Won’t be blackmailed into visiting Hazara mourning slain kin, says defiant Pak PM
Pakistan Prime Minister Imran Khan has said he will not be “blackmailed” into flying to Quetta, the capital of Balochistan province, to meet Hazara protesters who are yet to bury the 11 coal miners killed in a terror attack claimed by Islamic State on January 3.
Khan said that he would visit the families only after the slain miners have been buried.
“We can’t do this if you set a condition for the burial of the dead,” he told journalists while speaking at a conference in Islamabad on Friday . “If you bury them today, then I will take a plane and come to meet you today.”
Khan said he sent three members of his cabinet to meet the protesters to assure them that the state will take care of them and compensate them for the loss of their loved ones. However, instead of soothing nerves, the visit of the three ministers angered members of the Shia Hazara community.
Special advisor Zulfikar Bokhari had asked the protestors what benefit they would get if the Pakistan PM came to visit them.
Despite calls since January 3 and nationwide protests by members of the Hazara community, the Pakistan PM has refused to visit the protesting families while opposition leaders have visited the protesters, including PPP Chairperson Bilawal Bhutto Zardari and PML-N vice president Maryam Nawaz.
The massacre in Machh coal mine “is part of the conspiracy that I have been speaking about since March,” Imran Khan told the media, adding, “India is trying to spread sectarian violence in Pakistan.”

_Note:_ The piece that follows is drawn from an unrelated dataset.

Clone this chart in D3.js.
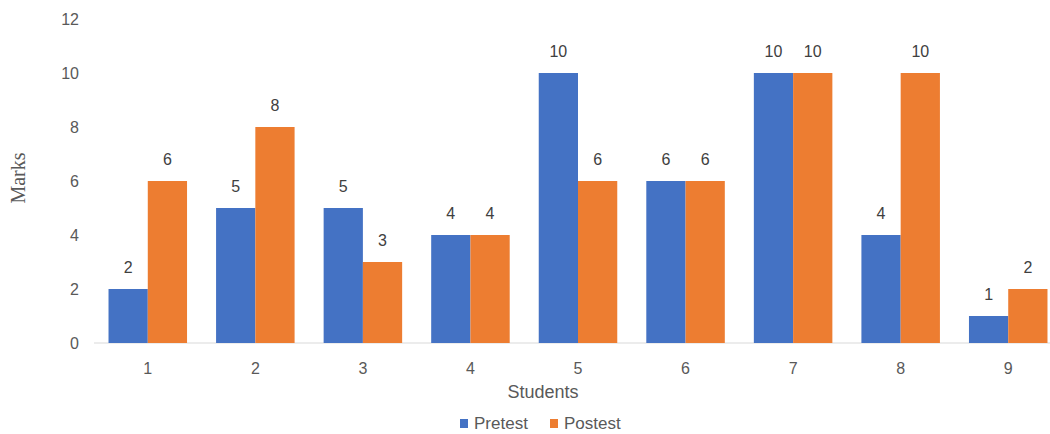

However, interior minister Shaikh Rasheed told a media briefing on Friday that it was still not clear who was behind the attack. “It could be Daesh [Islamic State], it could be any outfit,” he told journalists.
He said the country’s intelligence agencies are still to come up with their findings.
When asked about the PM’s reluctance to visit Quetta, the interior minister hinted that there were security concerns about his travel to the Balochistan provincial capital.